Here are some of the options that have been and will be considered:
- Endowment or Capital Campaign
A large portion of Temple Sinai’s operating budget, as with many non-profits, comes from a draw on our endowment. In some ways, an endowment is like a trust, or a regulated bank account, from which the temple can remove a certain amount each year to support annual operations. Ideally, an organization will draw no more than 5% per year from an endowment, which allows the principle to grow over time from returns, creating stability for the organization. We have been unable to stay below that threshold for several years, limiting its growth and straining the efficacy of the endowment. Temple Sinai’s endowment is currently a little under $5 million. In order to make up for our current operating deficit, and to provide some cushion for operational and inflation driven growth, Temple Sinai would need to raise at least $6 Million in additional endowment to support annual operations and a “rainy-day-fund” for building needs and upkeep. The primary donors for a congregational endowment campaign are the members of the congregation – us. Our last Campaign, ending in 2013 raised approximately $3M, which was paid over time (including through planned giving such as bequests). Currently, we have approximately 200 fewer member families than we did at that time. (For perspective, $6M would be an average of about $10,000 per current member household.) Given past giving trends from our congregation and reduced membership numbers, it will be a huge challenge for our congregation to complete a campaign of this magnitude in a relatively short time.
- Mandatory Pledge Minimums
As an alternative or complement to an endowment campaign, where some congregants give a small amount, and other congregants give significant figure gifts, is to introduce something like a mandatory minimum pledge increase.
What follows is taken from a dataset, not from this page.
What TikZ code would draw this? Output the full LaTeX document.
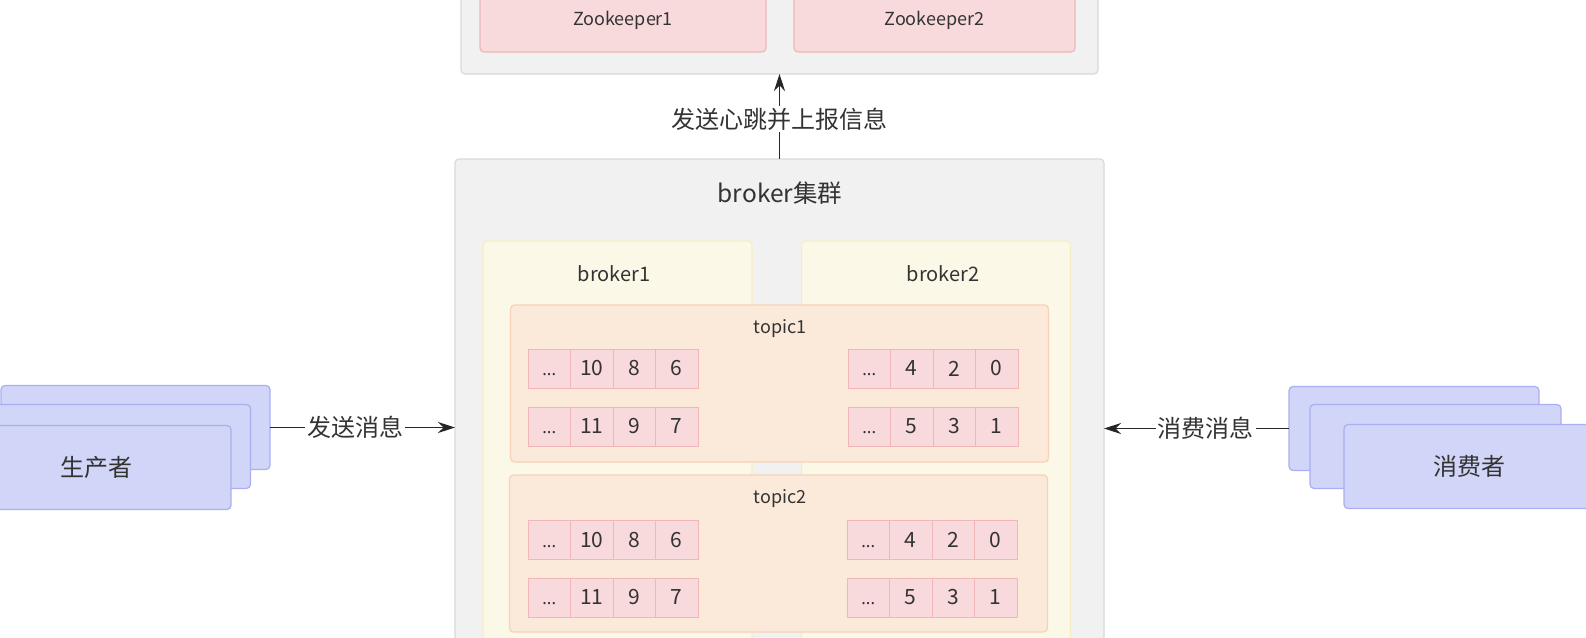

In other words, we would ask each and every member family to increase their total pledge or philanthropic contribution to Temple Sinai by either a fixed percentage or dollar amount, every year, with a number of options for how it would be implemented. For example, if the mandatory minimum increase is set at $250 and a household currently pledges or donates a total of $2500 each year to Temple Sinai, they would be asked to increase that amount to $2,750. However, if a household currently chooses to pledge or donate $100.00 per year to Temple Sinai, that household would have to contribute $350.00 per year. This idea of an annual mandatory minimum increase for each and every household is contrary to many of the values Temple Sinai holds dear – the ability to welcome all regardless of capacity, the ability to include, and the pledge system itself.
- Expense Reduction
The leadership of Temple Sinai has worked hard to maintain costs. As one example, many members will recall a reduction from three clergy to two clergy in 2020. Each year, our Finance Committee carefully considers the budget necessary to run Temple Sinai, and how to be able to control expenses. The leadership has been very conservative, and there is very little flexibility in our budget. The remaining wiggle room in our budget, apart from drastic cuts, is to reduce things like postage for ChaiLights. We can not “cut our way out of the deficit” without either a) significant personnel changes or b) a move to a much smaller rental facility. Our clergy and professional staff are already quite small and work very hard. Making professional changes would change the feel of our congregation. Similarly, the cost to appropriately “build-out” a rental space that could maintain the “Sinai experience” of our functional sanctuary, kitchen, and religious school (at a minimum), would require a significant enough portion of our existing funds that it would not provide a long-term fix.